IMPORTANT: firstly you will need to remove the pred.prob and pred.out variables from the train.data and test.data. The plot should work OK if you increase the plot panel window - but if it doesn’t just include it and I will know from your code if you did it correctly.

Part three: Imputation of missing data

In this section we’re going to bring together the ideas of week 3 and 4 data to impute missing data using regression trees. Importantly, this time we’ll do something we didn’t yet attempt in class, and that is to use trees to predict a continuous outcome (thus we will use a regression tree not a classification tree). Let’s start by loading and preparing our data, we’ll use the same data as in part two, except we’ll keep the full sample of COVID positive and negative patients:

rm(list=ls())
library(rpart)
library(rpart.plot)
patient.data<-read.csv("Synthea_patient_covid.csv", na.strings = "")
obs.data<-read.csv("Synthea_observations_covid.csv", na.strings = "")
con.data<-read.csv("Synthea_conditions_covid.csv", na.strings = "")
full.data<-Reduce(merge, list(patient.data,obs.data,con.data))
full.data<-full.data[,c(4,5,8, 10:11,30,35,43,45,62,64:66,73,75:76,98,108,
                    115,117,122,134,146,148,173,176,125,194:195,209,217,218,
                    221:222,225:227,235,236)]
full.data$GENDER<-as.factor(full.data$GENDER)
full.data$MARITAL<-as.factor(full.data$MARITAL)
full.data$ETHNICITY<-as.factor(full.data$ETHNICITY)

Now, our goal is to provide an estimate of the increased heart rate in COVID patients compared with non-COVID patients. However, we note that our outcome variable Heart.rate has quite a lot of missing data [confirm this: table(is.na(full.data$Heart.rate))]. Considering how much other patient information we have that is related to Heart.rate we think we can predict the values for those with missing data (also known as imputation). Furthermore, we can do this using our supervised machine learning technique, classification trees, which may build a good model for us.

Just as you did for part two, we now use rpart to build a prediction model (save it again as tree.mod), but this time you need to predict the continuous variable Heart.rate (also include cp=0.001 in the rpart function to make a more complex model). Further, just like before use predict() to get the predicted Heart.rate according to the model, and save it in a new variable called pred.heart.rate. This is done for you in the code below:

set.seed(73525)                                                     tree.mod<-rpart(formula=Heart.rate~.,data=full.data, cp=0.001) full.data$pred.heart.rate<-predict(tree.mod, full.data)

Question 13 (easy - 2 marks)

Plot the tree using rpart.plot and in a few lines explain some interesting features. You don’t need to explain everything about the plot or all the subgroups, just explain some interesting features which describe how the tree predicted Heart.rate and what the numbers in the terminal nodes represent (remember the outcome is continuous now, not binary, so think carefully about what these numbers represent). You may need to make your plot window larger or save the image as a PDF to see it properly.

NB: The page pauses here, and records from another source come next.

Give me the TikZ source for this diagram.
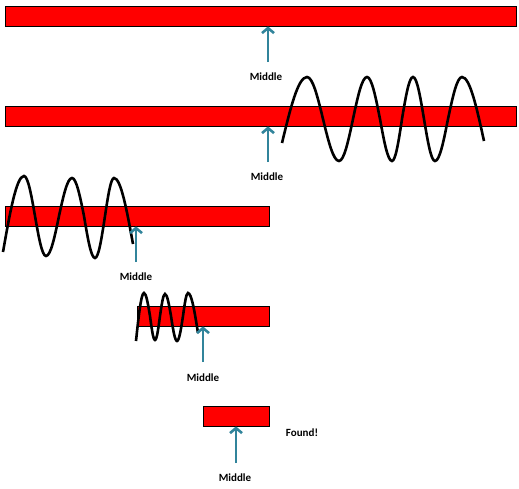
\documentclass[tikz,border=0pt]{standalone}
\usepackage{fontspec}
\setmainfont{Carlito}
\usetikzlibrary{arrows.meta}
\definecolor{arrowteal}{RGB}{49,132,155}
\begin{document}
\begin{tikzpicture}[x=1pt,y=-1pt,
    bar/.style={draw=black, line width=0.8pt, fill=red, inner sep=0pt, minimum height=20pt},
    arr/.style={arrowteal, line width=2.6pt, -{Straight Barb[length=5pt,width=12pt]}},
    lbl/.style={font=\fontsize{11}{13}\selectfont\bfseries, inner sep=1pt},
    wave/.style={black, line width=2.6pt}]
    \useasboundingbox (0,0) rectangle (519,488);
    % the shrinking search range
    \node[bar, minimum width=511pt] (bar1) at (260.5,16) {};
    \node[bar, minimum width=511pt] (bar2) at (260.5,116) {};
    \node[bar, minimum width=264pt] (bar3) at (137,216) {};
    \node[bar, minimum width=132pt] (bar4) at (203,316) {};
    \node[bar, minimum width=66pt] (bar5) at (236,416) {};
    % discarded halves
    \draw[wave] (282,143) sin (307,77) cos (323,119) sin (339,161) cos (353,119) sin (367,77)
      cos (380,119) sin (392,161) cos (402,119) sin (413,77) cos (424,119) sin (435,161)
      cos (448,119) sin (462,77) cos (484,141);
    \draw[wave] (3,252) sin (24,176) cos (35,216) sin (46,256) cos (59,216) sin (72,178)
      cos (84,216) sin (95,258) cos (105,216) sin (114,178) cos (133,244);
    \draw[wave] (136,341) sin (144,293) cos (150,316) sin (155,340) cos (160,316) sin (165,294)
      cos (171,316) sin (177,341) cos (183,316) sin (188,293) cos (198,333);
    % middle pointers
    \node[lbl] (mid1) at (266,77) {Middle};
    \node[lbl] (mid2) at (267,177) {Middle};
    \node[lbl] (mid3) at (136,277) {Middle};
    \node[lbl] (mid4) at (203,378) {Middle};
    \node[lbl] (mid5) at (235,478) {Middle};
    \coordinate (tail1) at (268,62);
    \coordinate (tail2) at (268,162);
    \coordinate (tail3) at (136,262);
    \coordinate (tail4) at (203,362);
    \coordinate (tail5) at (236,463);
    \foreach \i in {1,...,5}
      \draw[arr] (tail\i) -- (bar\i.south -| tail\i);
    \node[lbl] (found) at (302,433) {Found!};
\end{tikzpicture}
\end{document}
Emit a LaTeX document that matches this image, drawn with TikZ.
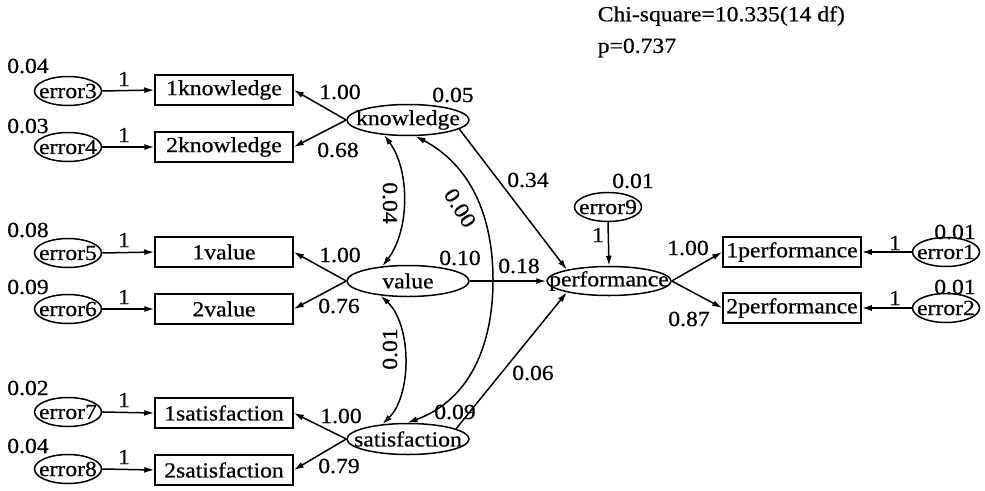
\documentclass[tikz,border=0pt]{standalone}
\usepackage{fontspec}
\setmainfont[FakeStretch=1.1,FakeBold=0.6]{Liberation Serif}
\usetikzlibrary{shapes.geometric,arrows.meta}
\begin{document}
\begin{tikzpicture}[x=1pt,y=-1pt,
  font=\fontsize{21.5}{25}\selectfont,
  line width=1.5pt,
  >={Latex[length=10pt,width=6pt]},
  errell/.style={draw, ellipse, minimum width=67pt, minimum height=29pt, inner sep=0pt},
  latell/.style={draw, ellipse, minimum width=122pt, minimum height=31pt, inner sep=0pt},
  obsbox/.style={draw, rectangle, minimum width=138pt, minimum height=30pt, inner sep=0pt},
  lbl/.style={inner sep=0pt}]
\useasboundingbox (0,0) rectangle (985,490);

% fit statistics
\node[lbl, anchor=west] (chi) at (597,16) {Chi-square=10.335(14 df)};
\node[lbl, anchor=west] (pv) at (597,48) {p=0.737};

% error terms (left)
\foreach \n/\y in {3/91,4/147,5/253,6/309,7/412,8/469}{
  \node[errell] (e\n) at (68,\y) {};
  \node[lbl] at (e\n) {error\n};
}
% observed boxes (left)
\node[obsbox] (k1) at (224,90) {1knowledge};
\node[obsbox] (k2) at (224,147) {2knowledge};
\node[obsbox] (v1) at (224,252) {1value};
\node[obsbox] (v2) at (224,309) {2value};
\node[obsbox] (s1) at (224,413) {1satisfaction};
\node[obsbox] (s2) at (224,470) {2satisfaction};

% latent variables
\node[latell] (kn) at (408,120) {};
\node[lbl] at (kn) {knowledge};
\node[latell] (va) at (408,281) {};
\node[lbl] at (va) {value};
\node[latell] (sa) at (408,439) {};
\node[lbl] at (sa) {satisfaction};
\node[latell, minimum width=124pt, minimum height=29pt] (pf) at (609,281) {};
\node[lbl] at (pf) {performance};

% error9
\node[errell] (e9) at (608,207) {};
\node[lbl] at (e9) {error9};

% right side
\node[obsbox] (p1) at (792,252) {1performance};
\node[obsbox] (p2) at (792,308) {2performance};
\node[errell] (e1) at (946,252) {};
\node[lbl] at (e1) {error1};
\node[errell] (e2) at (946,308) {};
\node[lbl] at (e2) {error2};

% error -> indicator arrows
\draw[->] (e3.east) -- (k1.west);
\draw[->] (e4.east) -- (k2.west);
\draw[->] (e5.east) -- (v1.west);
\draw[->] (e6.east) -- (v2.west);
\draw[->] (e7.east) -- (s1.west);
\draw[->] (e8.east) -- (s2.west);
\draw[->] (e1.west) -- (p1.east);
\draw[->] (e2.west) -- (p2.east);
\draw[->] (e9.south) -- (pf.north);

% loadings
\draw[->] (kn.west) -- (k1.east);
\draw[->] (kn.west) -- (k2.east);
\draw[->] (va.west) -- (v1.east);
\draw[->] (va.west) -- (v2.east);
\draw[->] (sa.west) -- (s1.east);
\draw[->] (sa.west) -- (s2.east);
\draw[->] (pf.east) -- (p1.west);
\draw[->] (pf.east) -- (p2.west);

% structural paths
\draw[->] (kn.-10) -- (pf.165);
\draw[->] (va.east) -- (pf.west);
\draw[->] (sa.12) -- (pf.195);

% covariances
\draw[<->] (kn.212) .. controls (410,170) and (410,230) .. (va.150);
\draw[<->] (va.208) .. controls (412,325) and (412,395) .. (sa.150);
\draw[<->] (kn.295) .. controls (470,165) and (493,215) .. (493,280)
  .. controls (493,345) and (470,400) .. (sa.92);

% variance labels (left)
\node[lbl] at (28,66) {0.04};
\node[lbl] at (28,126) {0.03};
\node[lbl] at (28,230) {0.08};
\node[lbl] at (28,287) {0.09};
\node[lbl] at (28,388) {0.02};
\node[lbl] at (28,446) {0.04};
% fixed "1" labels
\foreach \y in {79,135,240,297,400,457}{
  \node[lbl] at (124,\y) {1};
}
% loading labels
\node[lbl] at (340,92) {1.00};
\node[lbl] at (338,150) {0.68};
\node[lbl] at (453,95) {0.05};
\node[lbl] at (340,255) {1.00};
\node[lbl] at (339,306) {0.76};
\node[lbl] at (460,258) {0.10};
\node[lbl] at (341,416) {1.00};
\node[lbl] at (339,466) {0.79};
\node[lbl] at (455,412) {0.09};
% path labels
\node[lbl] at (528,180) {0.34};
\node[lbl] at (519,266) {0.18};
\node[lbl] at (533,373) {0.06};
% covariance labels
\node[lbl, rotate=-90] at (390,203) {0.04};
\node[lbl, rotate=-58] at (460,208) {0.00};
\node[lbl, rotate=90] at (390,349) {0.01};
% performance side labels
\node[lbl] at (633,181) {0.01};
\node[lbl] at (598,235) {1};
\node[lbl] at (688,248) {1.00};
\node[lbl] at (689,319) {0.87};
\node[lbl] at (955,232) {0.01};
\node[lbl] at (895,243) {1};
\node[lbl] at (955,287) {0.01};
\node[lbl] at (895,298) {1};
\end{tikzpicture}
\end{document}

Question 14 (medium - 2 marks)

Produce a scatter plot comparing Heart.rate (x-axis) with pred.heart.rate (y-axis) and comment on what you see. Why does the plot look the way it does? Do you think the method we chose to create the imputations (regression trees) was a good one? Why or why not?

Question 15 (hard - 2 marks)

Last of all, you need to make a final variable impute.heart.rate which includes the actual value of Heart.rate for those without missing values and the predicted value of pred.heart.rate for those with missing values (thus imputing the missing values). After you’ve done this, estimate the increased heart rate among COVID patients using the t.test, using both the original variable Heart.rate (i.e., listwise deletion) and the imputed variable impute.heart.rate. Are there any differences between the two estimates, and if so, is the difference important or trivial? Do you think doing imputation was necessary? Why?